The consultant is in favor of it and noted that it will cost the installer more to do that. I just wanted a second opinion from some of the PBs in here. There was talk earlier in this thread about not allowing them to "mudjack" the pool to re-level it using flowable fill. I guess this is considered okay in a (re-) fresh install.
This is different from mud jacking. You just need to be sure the material under the flow fill is properly compacted. Will a engineer be inspecting the bottom with a compaction test before they start filling. I assume they will be removing any fill material that is now under the pool before leveling for setting the pool. The engineer should look at the bottom to confirm it is load bering.
 
This is different from mud jacking. You just need to be sure the material under the flow fill is properly compacted. Will a engineer be inspecting the bottom with a compaction test before they start filling. I assume they will be removing any fill material that is now under the pool before leveling for setting the pool. The engineer should look at the bottom to confirm it is load bering.

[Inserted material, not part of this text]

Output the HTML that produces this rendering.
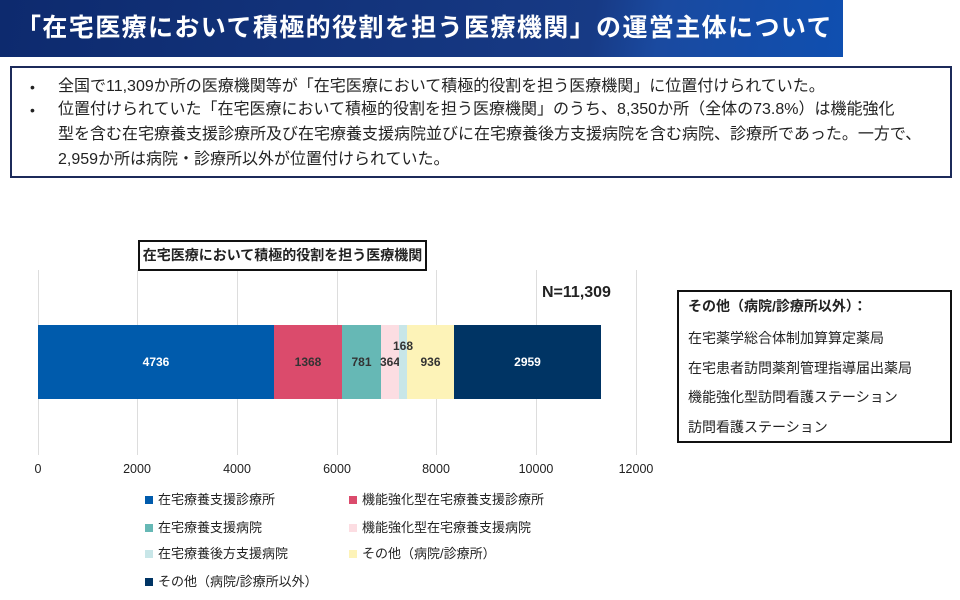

Yes, all of the backfill and base material will be removed from the pit. A new base set and properly compacted (with consultant's approval). Then the shell goes back in.

Their intent is to fill the walls up to a couple inches from the bench/steps, then use flow fill over the gravel to get the proper fill under the bench. I'm not clear what happens after that... Do they pour loose gravel down until the next step and then layer-cake the flow fill like that for each step?